Supplied data:
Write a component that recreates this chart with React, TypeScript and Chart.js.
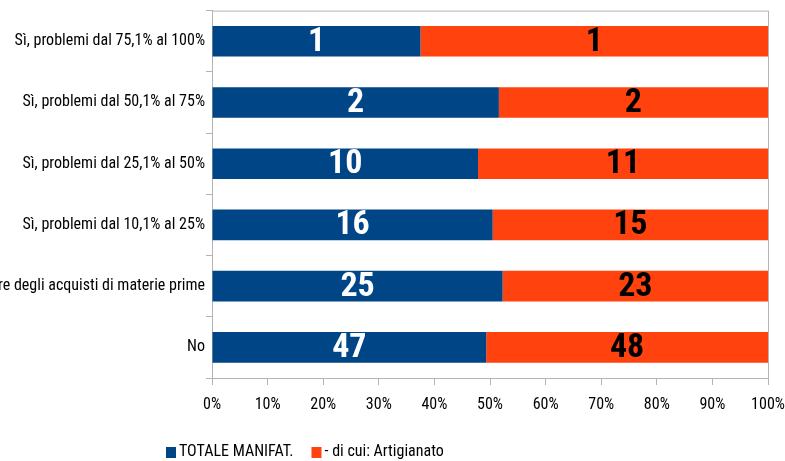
import React, { useEffect, useRef } from "react";
import { Chart, registerables } from "chart.js";

Chart.register(...registerables);

const categories = [
  "Sì, problemi dal 75,1% al 100%",
  "Sì, problemi dal 50,1% al 75%",
  "Sì, problemi dal 25,1% al 50%",
  "Sì, problemi dal 10,1% al 25%",
  "Sì, problemi fino al 10% del valore degli acquisti di materie prime",
  "No",
];
const seriesNames = ["TOTALE MANIFAT.", "- di cui: Artigianato"];
const totaleValues = [0.75, 2.1, 10.0, 15.6, 25.3, 47.0];
const artigianatoValues = [1.25, 1.97, 10.9, 15.3, 23.1, 48.3];
const xTicks = [0, 10, 20, 30, 40, 50, 60, 70, 80, 90, 100];

const BLUE = "#004586";
const ORANGE = "#ff420e";
const GRID = "#b3b3b3";
const FONT = "'Roboto Condensed', 'Liberation Sans Narrow', sans-serif";

const rawValues = [totaleValues, artigianatoValues];
const sums = categories.map((_, i) => totaleValues[i] + artigianatoValues[i]);
const shares = rawValues.map((arr) => arr.map((v, i) => (v / sums[i]) * 100));

const labelPlugin = {
  id: "valueLabels",
  afterDatasetsDraw(chart: any) {
    const ctx = chart.ctx;
    ctx.save();
    ctx.font = `bold 34px ${FONT}`;
    ctx.textAlign = "center";
    ctx.textBaseline = "middle";
    chart.data.datasets.forEach((ds: any, di: number) => {
      const meta = chart.getDatasetMeta(di);
      ctx.fillStyle = di === 0 ? "#ffffff" : "#000000";
      meta.data.forEach((bar: any, i: number) => {
        const p = bar.getProps(["x", "y", "base"], true);
        const cx = (p.x + p.base) / 2;
        ctx.fillText(String(Math.round(rawValues[di][i])), cx, p.y + 1);
      });
    });
    ctx.restore();
  },
};

const framePlugin = {
  id: "frame",
  beforeDatasetsDraw(chart: any) {
    const { ctx, chartArea: a } = chart;
    ctx.save();
    ctx.strokeStyle = GRID;
    ctx.lineWidth = 1;
    ctx.strokeRect(a.left + 0.5, a.top + 0.5, a.right - a.left, a.bottom - a.top);
    ctx.restore();
  },
};

const legendPlugin = {
  id: "customLegend",
  afterDraw(chart: any) {
    const ctx = chart.ctx;
    ctx.save();
    ctx.font = `16px ${FONT}`;
    ctx.textBaseline = "middle";
    ctx.textAlign = "left";
    let x = 166;
    const y = 452;
    const colors = [BLUE, ORANGE];
    seriesNames.forEach((name, i) => {
      ctx.fillStyle = colors[i];
      ctx.fillRect(x, y - 5, 10, 11);
      x += 13;
      ctx.fillStyle = "#000";
      ctx.fillText(name, x, y);
      x += ctx.measureText(name).width + 18;
    });
    ctx.restore();
  },
};

export default function App() {
  const ref = useRef<HTMLCanvasElement>(null);
  useEffect(() => {
    if (!ref.current) return;
    const chart = new Chart(ref.current, {
      type: "bar",
      data: {
        labels: categories,
        datasets: [
          { label: seriesNames[0], data: shares[0], backgroundColor: BLUE, borderWidth: 0 },
          { label: seriesNames[1], data: shares[1], backgroundColor: ORANGE, borderWidth: 0 },
        ],
      },
      options: {
        indexAxis: "y",
        animation: false,
        responsive: true,
        maintainAspectRatio: false,
        layout: { padding: { top: 8, right: 17, left: 0, bottom: 0 } },
        datasets: { bar: { barPercentage: 0.5, categoryPercentage: 1 } },
        plugins: { legend: { display: false }, tooltip: { enabled: false }, title: { display: false } },
        scales: {
          x: {
            stacked: true,
            min: 0,
            max: 100,
            afterFit(scale: any) {
              scale.height = 83;
              scale.paddingRight = 0;
              scale.paddingLeft = 0;
            },
            afterBuildTicks(scale: any) {
              scale.ticks = xTicks.map((v) => ({ value: v }));
            },
            grid: { drawOnChartArea: false, drawTicks: true, tickLength: 7, color: GRID },
            border: { display: true, color: GRID },
            ticks: {
              color: "#000",
              padding: 10,
              maxRotation: 0,
              font: { family: FONT, size: 16 },
              callback: (v: any) => `${v}%`,
            },
          },
          y: {
            stacked: true,
            afterFit(scale: any) {
              scale.width = 212;
            },
            grid: { drawOnChartArea: false, drawTicks: true, tickLength: 6, color: GRID, offset: true },
            border: { display: true, color: GRID },
            ticks: {
              color: "#000",
              padding: 1,
              autoSkip: false,
              font: { family: FONT, size: 16 },
            },
          },
        },
      },
      plugins: [framePlugin, labelPlugin, legendPlugin],
    } as any);
    return () => chart.destroy();
  }, []);
  return (
    <div style={{ position: "absolute", left: 0, top: 0, width: 785, height: 461 }}>
      <canvas ref={ref} />
    </div>
  );
}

Required task:
Write out exactly the lines between the start of the data and the line with "Chart.register(...registerables);", including both, but none of the pictures.

Right answer:
Write a component that recreates this chart with React, TypeScript and Chart.js.
import React, { useEffect, useRef } from "react";
import { Chart, registerables } from "chart.js";

Chart.register(...registerables);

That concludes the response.